= Thomas Elwyn =

Canadian politician

Thomas Elwyn in 1885

Thomas Elwyn (c. 1837 – 11 September 1888) was a British soldier, police officer and gold commissioner in colonial British Columbia.

Elwyn was born in Ireland into a family with a long military tradition. He served as a lieutenant in the 30th Foot during the Crimean War. He arrived in Victoria on Christmas Day, 1858 and was appointed, on the strength of his references from England, to the police force under Inspector Chartres Brew. After serving for five months as the Chief Constable of Yale, Governor James Douglas made him Assistant Gold Commissioner of Lillooet. In 1861, he was put in charge of the Gold Escort from the Cariboo and Fraser Canyon goldfields. That venture was discontinued in 1862 when miners protested the government's inability to guarantee the safety of the gold being transported, and though revived again in 1863, again under Elwyn and despite his personal guarantee to the miners, its failure to generate revenue to offset costs resulted in its discontinuation.
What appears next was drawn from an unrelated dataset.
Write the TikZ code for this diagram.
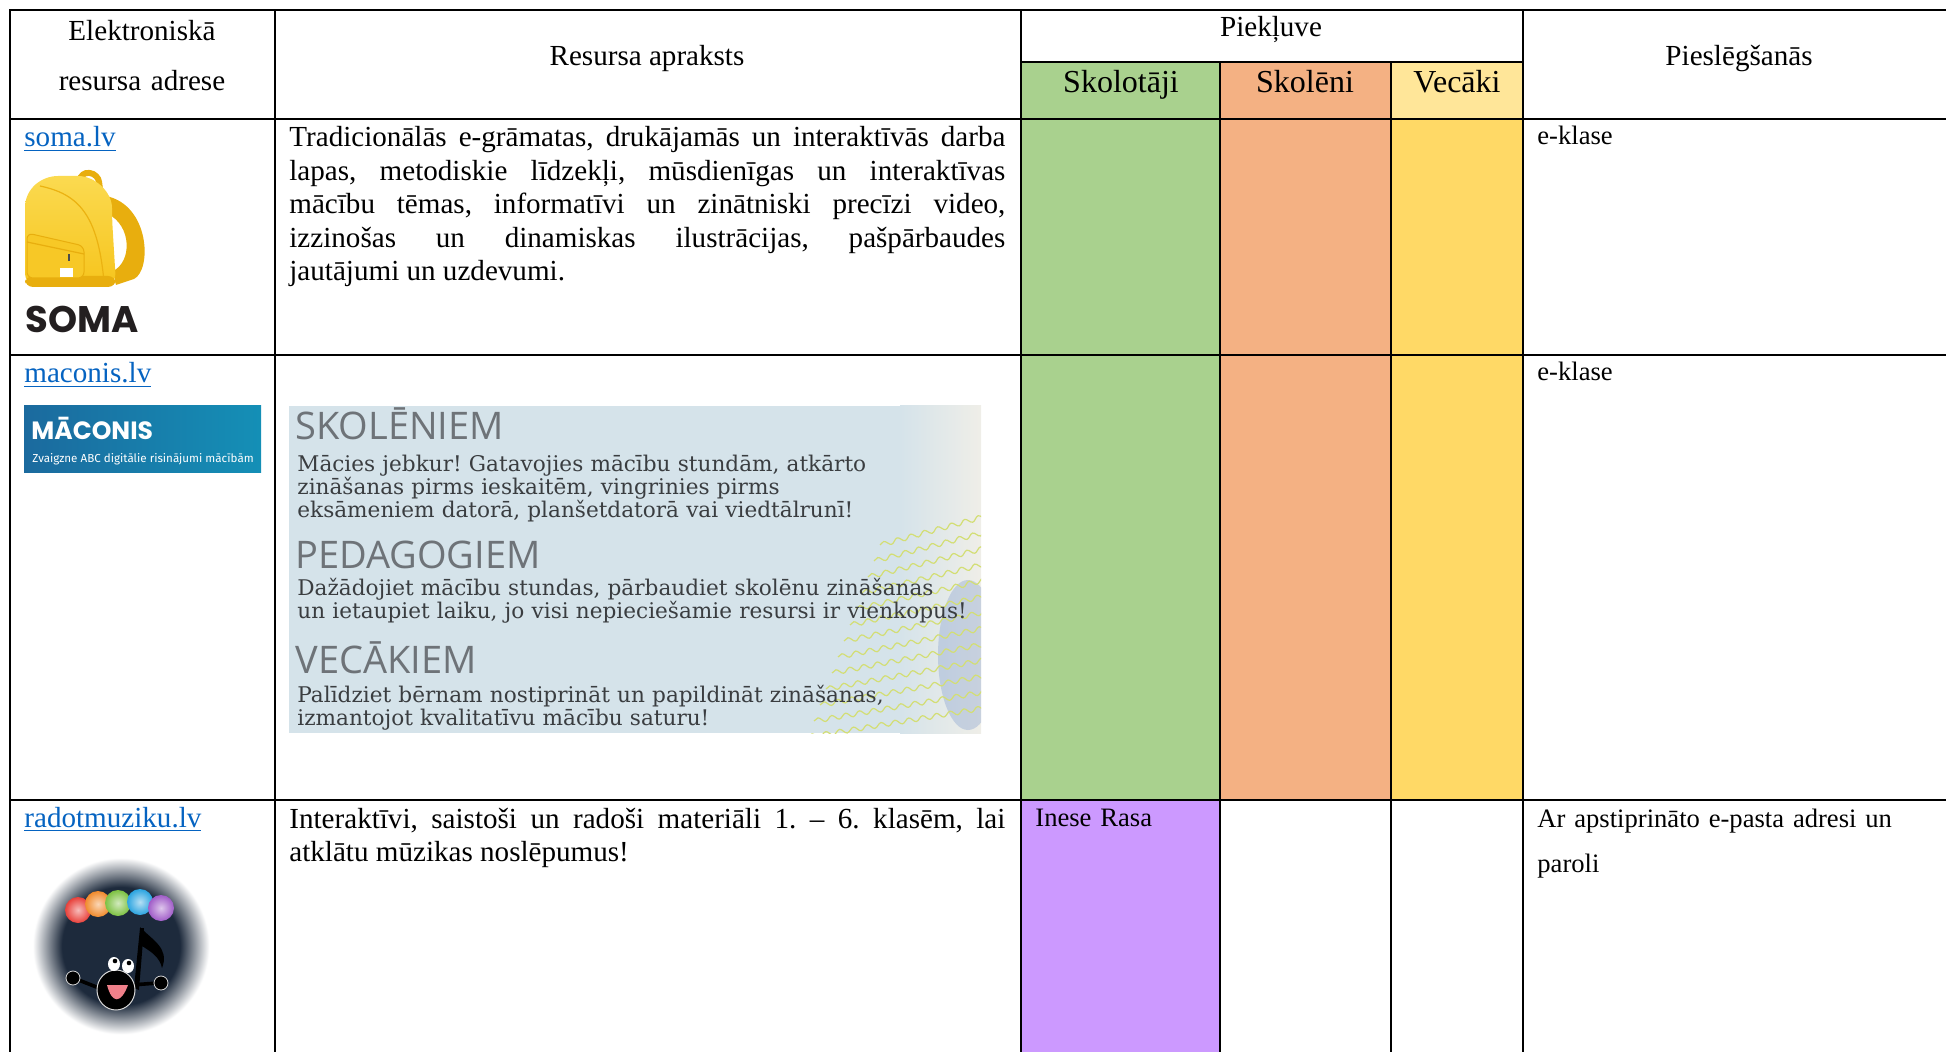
\documentclass[tikz,border=0pt]{standalone}
\usepackage{fontspec}
\setmainfont{Liberation Serif}
\newfontfamily\headsans{Open Sans}
\newfontfamily\panelserif{DejaVu Serif}
\newfontfamily\logopop{Poppins}
\newfontfamily\logofira{Fira Sans}
\usetikzlibrary{decorations.pathmorphing}
\hyphenpenalty=10000
\exhyphenpenalty=10000
\frenchspacing
\definecolor{teach}{HTML}{A9D18E}
\definecolor{pupil}{HTML}{F4B183}
\definecolor{parent}{HTML}{FFD966}
\definecolor{parenthead}{HTML}{FFE699}
\definecolor{lilac}{HTML}{CC99FF}
\definecolor{linkblue}{HTML}{0563C1}
\definecolor{panelbg}{HTML}{D5E3EA}
\definecolor{panellight}{HTML}{EFEEE8}
\definecolor{panelgrey}{HTML}{6E7378}
\definecolor{paneltext}{HTML}{3A3D40}
\definecolor{wavegreen}{HTML}{D3DE74}
\definecolor{kidblue}{HTML}{6F8FC8}
\definecolor{maconisblue}{HTML}{1B6A9E}
\definecolor{baglight}{HTML}{FBDA50}
\definecolor{bagyellow}{HTML}{F6C51E}
\definecolor{bagdark}{HTML}{E8AE0E}
\definecolor{somaink}{HTML}{231F20}
\definecolor{lognavy}{HTML}{1D2A3C}
\definecolor{blobred}{HTML}{E8403A}
\definecolor{bloborange}{HTML}{F08A2C}
\definecolor{blobgreen}{HTML}{7DC142}
\definecolor{blobblue}{HTML}{2BA4E0}
\definecolor{blobpurple}{HTML}{A05CC8}
\definecolor{mouthpink}{HTML}{F0808A}
\pgfdeclareradialshading{glow}{\pgfpoint{0bp}{0bp}}{color(0bp)=(lognavy); color(16bp)=(lognavy); color(24bp)=(white); color(25bp)=(white); color(50bp)=(white)}
\tikzset{
  rule/.style={line width=1.1pt, line cap=rect},
  cell/.style={inner sep=0pt, anchor=base west, font=\fontsize{14.55}{16.75}\selectfont},
  head/.style={inner sep=0pt, anchor=base, font=\fontsize{14.55}{25}\selectfont},
  group/.style={inner sep=0pt, anchor=base, font=\fontsize{16}{19}\selectfont},
  note/.style={inner sep=0pt, anchor=base west, text width=200pt, align=left, font=\fontsize{13.3}{22.5}\selectfont},
  link/.style={cell, text=linkblue},
  para/.style={cell, text width=358pt, align=justify},
  panelhead/.style={inner sep=0pt, anchor=base west, text=panelgrey, font=\headsans\fontsize{19}{20}\selectfont},
  panelbody/.style={inner sep=0pt, anchor=base west, text=paneltext, text width=380pt, align=left, font=\panelserif\fontsize{10.8}{11.5}\selectfont},
  limb/.style={black, line width=1.8pt, line cap=round},
}

\begin{document}
\begin{tikzpicture}[x=0.5pt, y=-0.5pt]
  \useasboundingbox (0,0) rectangle (1946,1052);
  \def\xL{10} \def\xA{275} \def\xB{1021} \def\xC{1220} \def\xD{1391} \def\xE{1523} \def\xR{1946}
  \def\yT{10} \def\yS{62} \def\yH{119} \def\yA{355} \def\yB{800} \def\yBot{1052}
  % column colours
  \fill[teach] (\xB,\yS) rectangle (\xC,\yB);
  \fill[pupil] (\xC,\yS) rectangle (\xD,\yB);
  \fill[parenthead] (\xD,\yS) rectangle (\xE,\yH);
  \fill[parent] (\xD,\yH) rectangle (\xE,\yB);
  \fill[lilac] (\xB,\yB) rectangle (\xC,\yBot);
  % grid
  \foreach \y in {\yT,\yH,\yA,\yB}
    \draw[rule] (\xL,\y) -- (\xR,\y);
  \draw[rule] (\xB,\yS) -- (\xE,\yS);
  \foreach \x in {\xL,\xA,\xB,\xE}
    \draw[rule] (\x,\yT) -- (\x,\yBot);
  \foreach \x in {\xC,\xD}
    \draw[rule] (\x,\yS) -- (\x,\yBot);
  % header
  \node[head, text width=125pt, align=center] (hdAddr) at (142,41) {Elektroniskā\\resursa adrese};
  \node[head] (hdDesc) at (647,66) {Resursa apraksts};
  \node[head] (hdAccess) at (1271,37) {Piekļuve};
  \node[group] (hdTeach) at (1121,93) {Skolotāji};
  \node[group] (hdPupil) at (1305,93) {Skolēni};
  \node[group] (hdParent) at (1457,93) {Vecāki};
  \node[head] (hdLogin) at (1739,66) {Pieslēgšanās};
  % row soma
  \node[link] (somaLink) at (24,147) {\underline{soma.lv}};
  \fill[bagdark] (106,196) .. controls (150,205) and (152,270) .. (134,279) -- (116,285) -- (113,271) .. controls (132,262) and (132,226) .. (108,214) -- cycle;
  \draw[bagdark, line width=3pt, rounded corners=4pt] (79,186) -- (81,172) -- (98,174) -- (100,189);
  \shade[top color=baglight, bottom color=bagyellow, rounded corners=5pt] (25,284) -- (25,218) .. controls (25,188) and (42,176) .. (68,176) .. controls (95,176) and (112,192) .. (112,218) -- (116,284) -- cycle;
  \draw[bagdark!80!bagyellow, line width=0.6pt] (40,186) .. controls (78,194) and (98,214) .. (104,282);
  \fill[bagdark, rounded corners=4pt] (25,276) rectangle (116,287);
  \filldraw[fill=bagyellow!85!baglight, draw=bagdark, line width=0.5pt, rounded corners=3pt] (27,233) -- (84,246) -- (84,278) -- (27,278) -- cycle;
  \draw[bagdark, line width=0.6pt] (27,242) -- (84,254);
  \fill[white] (60,268) rectangle (73,277);
  \fill[black!70] (68,254) rectangle (70,261);
  \node[inner sep=0pt, anchor=base west, text=somaink, font=\logopop\bfseries\fontsize{18.5}{18.5}\selectfont] (somaWord) at (25,333) {SOMA};
  \node[para] (somaDesc) at (289,147) {Tradicionālās e-grāmatas, drukājamās un interaktīvās darba\linebreak lapas, metodiskie līdzekļi, mūsdienīgas un interaktīvas\linebreak mācību tēmas, informatīvi un zinātniski precīzi video,\linebreak izzinošas un dinamiskas ilustrācijas, pašpārbaudes\linebreak jautājumi un uzdevumi.};
  \node[note] (somaLogin) at (1537,145) {e-klase};
  % row maconis
  \node[link] (maconisLink) at (24,383) {\underline{maconis.lv}};
  \shade[left color=maconisblue, right color=maconisblue!75!cyan] (24,406) rectangle (261,473);
  \node[inner sep=0pt, anchor=base west, text=white, font=\logopop\bfseries\fontsize{12.5}{12.5}\selectfont] (maconisWord) at (31,440) {MĀCONIS};
  \node[inner sep=0pt, anchor=base west, text=white, font=\logofira\fontsize{5.8}{6}\selectfont] (maconisSub) at (32,463) {Zvaigzne ABC digitālie risinājumi mācībām};
  \begin{scope}
    \clip (289,406) rectangle (981,733);
    \fill[panelbg] (289,406) rectangle (981,733);
    \shade[left color=panelbg, right color=panellight] (900,406) rectangle (981,733);
    \fill[kidblue, opacity=0.3] (968,655) ellipse (30 and 75);
    \foreach \k in {0,...,12}
      \draw[wavegreen, line width=0.6pt, decorate, decoration={snake, amplitude=1.2pt, segment length=7pt}] ({880-\k*6},{545+\k*16}) -- (990,{515+\k*16});
  \end{scope}
  \node[panelhead] (panelPupil) at (295,440) {SKOLĒNIEM};
  \node[panelbody] (panelPupilTxt) at (297,472) {Mācies jebkur! Gatavojies mācību stundām, atkārto\\zināšanas pirms ieskaitēm, vingrinies pirms\\eksāmeniem datorā, planšetdatorā vai viedtālrunī!};
  \node[panelhead] (panelTeach) at (295,568) {PEDAGOGIEM};
  \node[panelbody] (panelTeachTxt) at (297,596) {Dažādojiet mācību stundas, pārbaudiet skolēnu zināšanas\\un ietaupiet laiku, jo visi nepieciešamie resursi ir vienkopus!};
  \node[panelhead] (panelParent) at (295,673) {VECĀKIEM};
  \node[panelbody] (panelParentTxt) at (297,702) {Palīdziet bērnam nostiprināt un papildināt zināšanas,\\izmantojot kvalitatīvu mācību saturu!};
  \node[note] (maconisLogin) at (1537,381) {e-klase};
  % row radotmuziku
  \node[link] (musicLink) at (24,827) {\underline{radotmuziku.lv}};
  \shade[shading=glow] (121,946) circle (92);
  \foreach \c/\x/\y in {blobred/78/910, bloborange/98/904, blobgreen/118/903, blobblue/140/902, blobpurple/161/908}
    \shade[inner color=\c!35!white, outer color=\c] (\x,\y) circle (13);
  \fill[black] (134,988) -- (140,928) -- (144,928) -- (139,990) -- cycle;
  \fill[black] (140,927) .. controls (152,940) and (170,948) .. (162,968) .. controls (160,958) and (152,952) .. (142,946) -- cycle;
  \draw[limb] (99,988) -- (76,979);
  \draw[limb] (131,985) -- (158,983);
  \filldraw[black, draw=white!70!gray, line width=0.4pt] (73,978) circle (7);
  \filldraw[black, draw=white!70!gray, line width=0.4pt] (161,983) circle (7);
  \filldraw[black, draw=white!70!gray, line width=0.5pt] (116,990) ellipse (19 and 20);
  \fill[white] (114,964) ellipse (6 and 7);
  \fill[white] (128,966) ellipse (6 and 7);
  \fill[black] (115,961) circle (2.3);
  \fill[black] (129,963) circle (2.3);
  \fill[mouthpink] (107,985) .. controls (112,1004) and (121,1004) .. (128,985) -- cycle;
  \node[para] (musicDesc) at (289,828) {Interaktīvi, saistoši un radoši materiāli 1.~–~6.~klasēm, lai\linebreak atklātu mūzikas noslēpumus!};
  \node[note] (musicTeach) at (1035,826) {Inese Rasa};
  \node[note] (musicLogin) at (1537,827) {Ar apstiprināto e-pasta adresi un\\paroli};
\end{tikzpicture}
\end{document}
Elwyn was appointed gold commissioner of the Cariboo on 21 April 1862. In October, he resigned, citing his interest in a valuable gold claim in the area. In 1864 he was part of the party sent by Brew to capture the Chilcotin Indians who killed a road crew on Bute Inlet in an incident known as the Chilcotin War. He spent the next year mining at Wild Horse Creek in the Kootenay, before setting off to represent the government on the expedition to extend the Western Union Telegraph line north from Quesnel. In 1868 he joined the Legislative Council, where he served for a single term. He took a short turn at driving cattle then signed aboard the HBC steamship Otter as purser. He was appointed deputy provincial secretary in 1877, a position he held until his death.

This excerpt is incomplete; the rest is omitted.